65.This section requires Ofgem to keep schemes made under the powers in this Part, and suppliers’ compliance with them, under review.
66.This section sets out further details about any regulations establishing either a scheme to reduce fuel poverty or a reconciliation mechanism under this Part of the Act.
67.Before making regulations under section 9, 11 or 15, the Secretary of State must, under subsection (1), consult Ofgem, licensed gas and electricity suppliers (where schemes or reconciliation mechanisms apply to them), and any other person that the Secretary of State thinks appropriate. This consultation may occur before or after commencement of this power (subsection (2)). The Secretary of State must also obtain Treasury approval for regulations under section 9 (subsection (3)).
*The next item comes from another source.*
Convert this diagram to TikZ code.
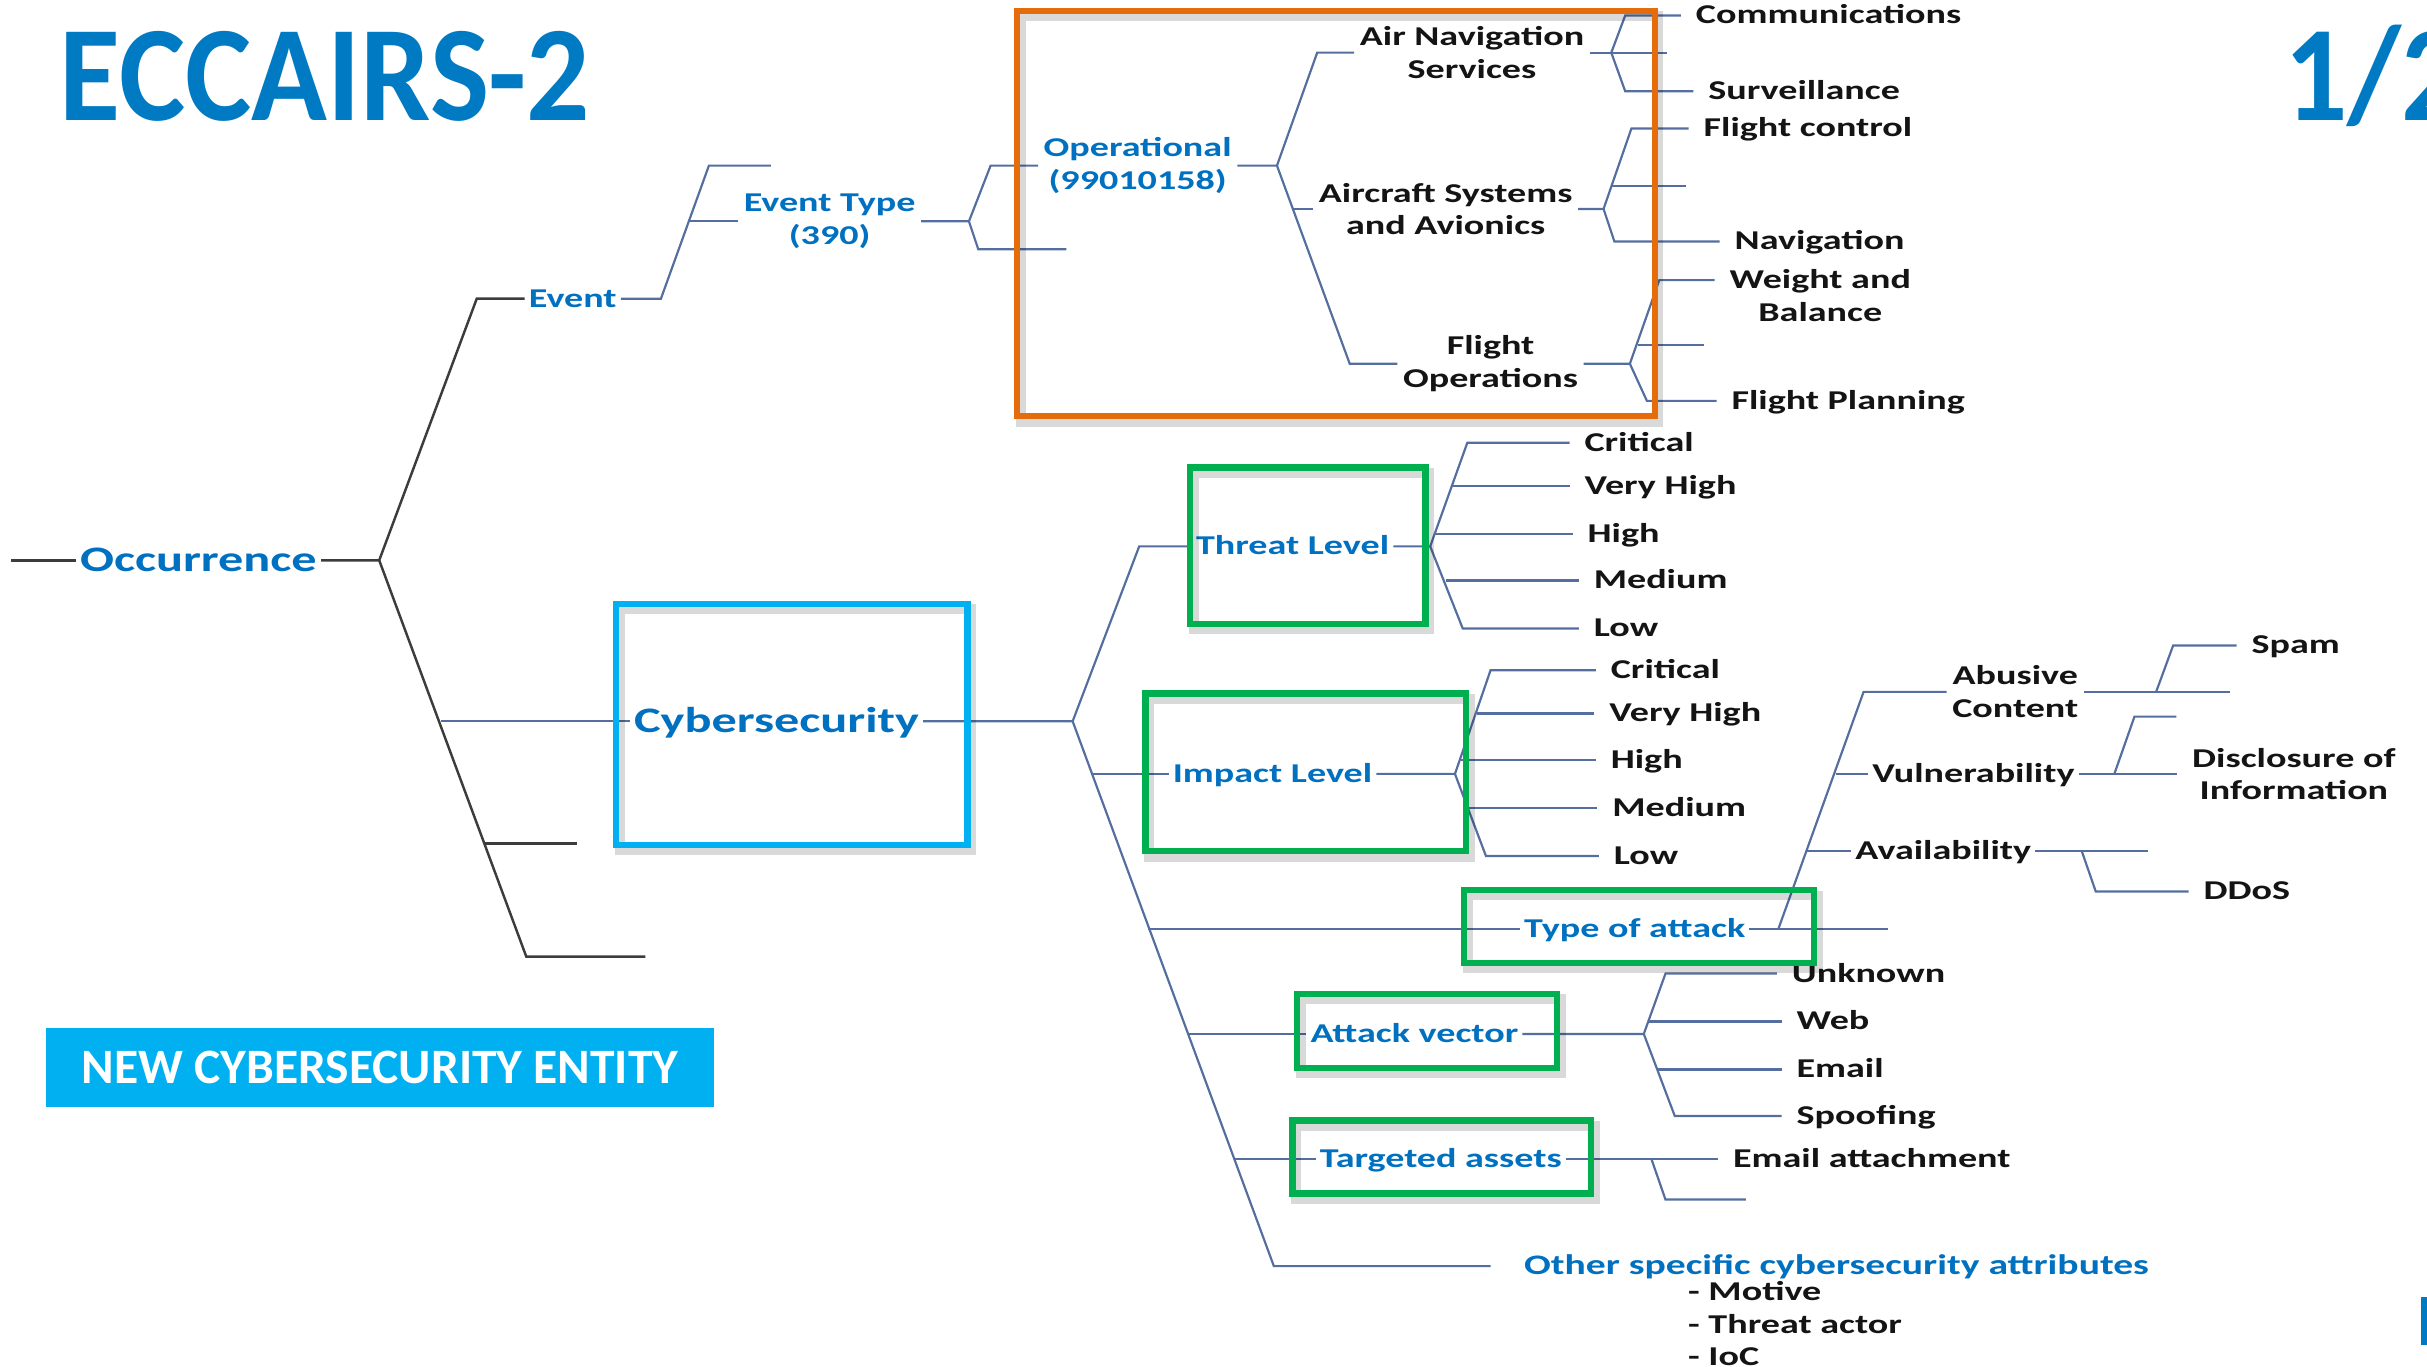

68.Subsection (4) requires that when a scheme under section 9 is established it must contain provision stating how long the scheme will run (subsection (4)(a)). It may also, under subsection (4)(b), include provision about when, or under what circumstances the scheme should be reviewed (for example, the Secretary of State may wish to include a power to trigger a review of the scheme if energy prices rise above a certain level). Once the scheme has effect it cannot, according to subsection (5), be amended or revoked except following a review in accordance with provision made under subsection (4)(b). Under subsection (6) a scheme can, however, be renewed through regulations under section 9 at the end of the period specified.
69.This section sets out the key definitions used in this Part of the Act. Subsection (1) defines a reduction in fuel poverty for the purposes of this Part of the Act. Fuel poverty is reduced if the number of people living in fuel poverty is reduced or the extent to which any person is living in fuel poverty is reduced.
70.Subsection (2)(a) defines for the purposes of this Part what it means for a person to be living in fuel poverty. This is equivalent to the definition of fuel poverty contained in the Warm Homes and Energy Conservation Act 2000. Subsection (2)(b) defines what is a reduction in the extent to which a person is in fuel poverty.
71.Subsection (3) gives the Secretary of State the power to make regulations on what is to be regarded as living in fuel poverty, and what is to be regarded as a reduction in the extent to which a person is living in fuel poverty.
72.Subsection (4) provides that these regulations may specify, for the purposes of subsection (2)(a), what is to be regarded as a lower income, or a reasonable cost, or the circumstances in which a home is to be regarded for those purposes as being warm, or may amend this section.